Directive:
Write the material out again in full, word for word. Do not include the pictures.
___ Dataset extract
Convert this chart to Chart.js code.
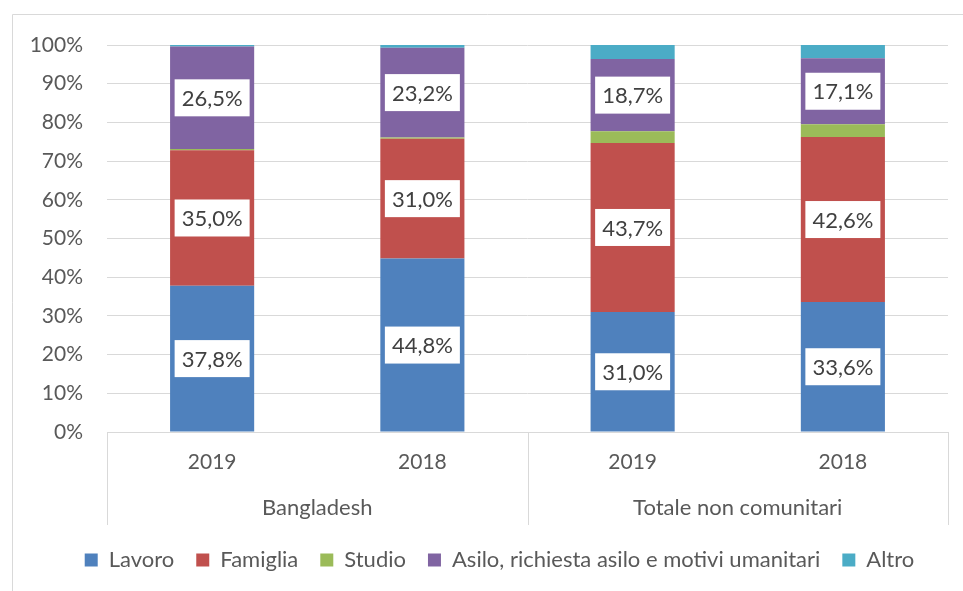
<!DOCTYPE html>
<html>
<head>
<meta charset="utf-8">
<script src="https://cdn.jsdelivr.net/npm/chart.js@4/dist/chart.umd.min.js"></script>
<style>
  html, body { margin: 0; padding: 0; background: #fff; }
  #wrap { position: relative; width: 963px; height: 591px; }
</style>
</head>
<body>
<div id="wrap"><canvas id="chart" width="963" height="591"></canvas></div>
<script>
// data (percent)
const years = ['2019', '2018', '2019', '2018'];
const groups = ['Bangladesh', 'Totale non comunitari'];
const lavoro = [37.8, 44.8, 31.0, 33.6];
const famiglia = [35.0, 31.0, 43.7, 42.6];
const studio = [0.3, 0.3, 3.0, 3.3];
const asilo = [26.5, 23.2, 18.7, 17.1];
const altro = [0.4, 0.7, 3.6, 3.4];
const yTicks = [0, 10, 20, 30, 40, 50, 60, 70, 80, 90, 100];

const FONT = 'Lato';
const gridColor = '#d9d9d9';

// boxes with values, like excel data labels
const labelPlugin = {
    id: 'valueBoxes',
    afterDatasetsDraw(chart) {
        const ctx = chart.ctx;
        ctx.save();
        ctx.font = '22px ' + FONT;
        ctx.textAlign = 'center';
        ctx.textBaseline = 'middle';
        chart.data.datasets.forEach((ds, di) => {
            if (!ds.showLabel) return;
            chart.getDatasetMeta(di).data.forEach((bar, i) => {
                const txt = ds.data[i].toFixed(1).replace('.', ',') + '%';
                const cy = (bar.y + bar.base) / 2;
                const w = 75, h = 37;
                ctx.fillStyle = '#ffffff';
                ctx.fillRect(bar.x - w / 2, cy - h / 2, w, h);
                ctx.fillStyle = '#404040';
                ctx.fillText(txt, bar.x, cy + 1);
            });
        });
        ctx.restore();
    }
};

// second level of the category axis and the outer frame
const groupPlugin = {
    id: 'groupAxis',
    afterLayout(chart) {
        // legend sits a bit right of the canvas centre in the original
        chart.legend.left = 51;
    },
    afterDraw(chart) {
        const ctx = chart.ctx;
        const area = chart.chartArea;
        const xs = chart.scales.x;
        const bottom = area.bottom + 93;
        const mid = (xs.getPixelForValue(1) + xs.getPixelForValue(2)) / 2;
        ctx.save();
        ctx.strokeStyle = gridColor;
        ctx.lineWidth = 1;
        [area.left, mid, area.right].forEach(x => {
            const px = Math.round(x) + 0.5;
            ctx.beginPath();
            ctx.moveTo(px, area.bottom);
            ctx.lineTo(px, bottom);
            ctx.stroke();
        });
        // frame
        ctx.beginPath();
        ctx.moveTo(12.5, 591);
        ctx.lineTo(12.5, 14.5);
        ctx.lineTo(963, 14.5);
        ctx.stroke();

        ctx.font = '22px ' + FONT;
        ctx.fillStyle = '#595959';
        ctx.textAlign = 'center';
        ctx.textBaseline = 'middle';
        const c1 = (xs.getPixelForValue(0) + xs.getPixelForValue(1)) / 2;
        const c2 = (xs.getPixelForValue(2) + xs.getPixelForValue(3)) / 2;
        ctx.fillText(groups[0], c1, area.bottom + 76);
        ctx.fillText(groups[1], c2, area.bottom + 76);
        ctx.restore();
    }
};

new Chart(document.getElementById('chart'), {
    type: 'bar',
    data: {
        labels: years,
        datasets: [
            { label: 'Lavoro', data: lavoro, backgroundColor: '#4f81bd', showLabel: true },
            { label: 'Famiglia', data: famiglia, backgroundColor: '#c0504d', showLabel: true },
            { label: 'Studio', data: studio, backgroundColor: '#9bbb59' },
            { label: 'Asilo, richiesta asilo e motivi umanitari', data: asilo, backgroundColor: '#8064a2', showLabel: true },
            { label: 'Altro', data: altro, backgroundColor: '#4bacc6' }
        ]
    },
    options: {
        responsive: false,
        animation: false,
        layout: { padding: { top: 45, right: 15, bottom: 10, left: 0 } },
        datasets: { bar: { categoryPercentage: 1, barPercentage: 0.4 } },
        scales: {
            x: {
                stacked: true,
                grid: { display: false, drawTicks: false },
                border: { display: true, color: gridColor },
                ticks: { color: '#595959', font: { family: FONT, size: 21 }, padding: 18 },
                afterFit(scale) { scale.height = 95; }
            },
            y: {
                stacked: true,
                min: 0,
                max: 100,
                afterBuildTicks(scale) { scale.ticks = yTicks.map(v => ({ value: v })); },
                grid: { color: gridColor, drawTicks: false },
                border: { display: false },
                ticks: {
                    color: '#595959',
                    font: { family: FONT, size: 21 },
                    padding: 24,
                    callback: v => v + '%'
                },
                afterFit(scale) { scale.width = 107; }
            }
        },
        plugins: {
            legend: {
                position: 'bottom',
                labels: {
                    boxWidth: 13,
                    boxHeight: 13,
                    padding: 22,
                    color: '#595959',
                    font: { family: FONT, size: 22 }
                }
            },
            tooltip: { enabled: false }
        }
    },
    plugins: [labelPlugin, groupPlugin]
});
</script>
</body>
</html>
______
Task answer:
Convert this chart to Chart.js code.
<!DOCTYPE html>
<html>
<head>
<meta charset="utf-8">
<script src="https://cdn.jsdelivr.net/npm/chart.js@4/dist/chart.umd.min.js"></script>
<style>
  html, body { margin: 0; padding: 0; background: #fff; }
  #wrap { position: relative; width: 963px; height: 591px; }
</style>
</head>
<body>
<div id="wrap"><canvas id="chart" width="963" height="591"></canvas></div>
<script>
// data (percent)
const years = ['2019', '2018', '2019', '2018'];
const groups = ['Bangladesh', 'Totale non comunitari'];
const lavoro = [37.8, 44.8, 31.0, 33.6];
const famiglia = [35.0, 31.0, 43.7, 42.6];
const studio = [0.3, 0.3, 3.0, 3.3];
const asilo = [26.5, 23.2, 18.7, 17.1];
const altro = [0.4, 0.7, 3.6, 3.4];
const yTicks = [0, 10, 20, 30, 40, 50, 60, 70, 80, 90, 100];

const FONT = 'Lato';
const gridColor = '#d9d9d9';

// boxes with values, like excel data labels
const labelPlugin = {
    id: 'valueBoxes',
    afterDatasetsDraw(chart) {
        const ctx = chart.ctx;
        ctx.save();
        ctx.font = '22px ' + FONT;
        ctx.textAlign = 'center';
        ctx.textBaseline = 'middle';
        chart.data.datasets.forEach((ds, di) => {
            if (!ds.showLabel) return;
            chart.getDatasetMeta(di).data.forEach((bar, i) => {
                const txt = ds.data[i].toFixed(1).replace('.', ',') + '%';
                const cy = (bar.y + bar.base) / 2;
                const w = 75, h = 37;
                ctx.fillStyle = '#ffffff';
                ctx.fillRect(bar.x - w / 2, cy - h / 2, w, h);
                ctx.fillStyle = '#404040';
                ctx.fillText(txt, bar.x, cy + 1);
            });
        });
        ctx.restore();
    }
};

// second level of the category axis and the outer frame
const groupPlugin = {
    id: 'groupAxis',
    afterLayout(chart) {
        // legend sits a bit right of the canvas centre in the original
        chart.legend.left = 51;
    },
    afterDraw(chart) {
        const ctx = chart.ctx;
        const area = chart.chartArea;
        const xs = chart.scales.x;
        const bottom = area.bottom + 93;
        const mid = (xs.getPixelForValue(1) + xs.getPixelForValue(2)) / 2;
        ctx.save();
        ctx.strokeStyle = gridColor;
        ctx.lineWidth = 1;
        [area.left, mid, area.right].forEach(x => {
            const px = Math.round(x) + 0.5;
            ctx.beginPath();
            ctx.moveTo(px, area.bottom);
            ctx.lineTo(px, bottom);
            ctx.stroke();
        });
        // frame
        ctx.beginPath();
        ctx.moveTo(12.5, 591);
        ctx.lineTo(12.5, 14.5);
        ctx.lineTo(963, 14.5);
        ctx.stroke();

        ctx.font = '22px ' + FONT;
        ctx.fillStyle = '#595959';
        ctx.textAlign = 'center';
        ctx.textBaseline = 'middle';
        const c1 = (xs.getPixelForValue(0) + xs.getPixelForValue(1)) / 2;
        const c2 = (xs.getPixelForValue(2) + xs.getPixelForValue(3)) / 2;
        ctx.fillText(groups[0], c1, area.bottom + 76);
        ctx.fillText(groups[1], c2, area.bottom + 76);
        ctx.restore();
    }
};

new Chart(document.getElementById('chart'), {
    type: 'bar',
    data: {
        labels: years,
        datasets: [
            { label: 'Lavoro', data: lavoro, backgroundColor: '#4f81bd', showLabel: true },
            { label: 'Famiglia', data: famiglia, backgroundColor: '#c0504d', showLabel: true },
            { label: 'Studio', data: studio, backgroundColor: '#9bbb59' },
            { label: 'Asilo, richiesta asilo e motivi umanitari', data: asilo, backgroundColor: '#8064a2', showLabel: true },
            { label: 'Altro', data: altro, backgroundColor: '#4bacc6' }
        ]
    },
    options: {
        responsive: false,
        animation: false,
        layout: { padding: { top: 45, right: 15, bottom: 10, left: 0 } },
        datasets: { bar: { categoryPercentage: 1, barPercentage: 0.4 } },
        scales: {
            x: {
                stacked: true,
                grid: { display: false, drawTicks: false },
                border: { display: true, color: gridColor },
                ticks: { color: '#595959', font: { family: FONT, size: 21 }, padding: 18 },
                afterFit(scale) { scale.height = 95; }
            },
            y: {
                stacked: true,
                min: 0,
                max: 100,
                afterBuildTicks(scale) { scale.ticks = yTicks.map(v => ({ value: v })); },
                grid: { color: gridColor, drawTicks: false },
                border: { display: false },
                ticks: {
                    color: '#595959',
                    font: { family: FONT, size: 21 },
                    padding: 24,
                    callback: v => v + '%'
                },
                afterFit(scale) { scale.width = 107; }
            }
        },
        plugins: {
            legend: {
                position: 'bottom',
                labels: {
                    boxWidth: 13,
                    boxHeight: 13,
                    padding: 22,
                    color: '#595959',
                    font: { family: FONT, size: 22 }
                }
            },
            tooltip: { enabled: false }
        }
    },
    plugins: [labelPlugin, groupPlugin]
});
</script>
</body>
</html>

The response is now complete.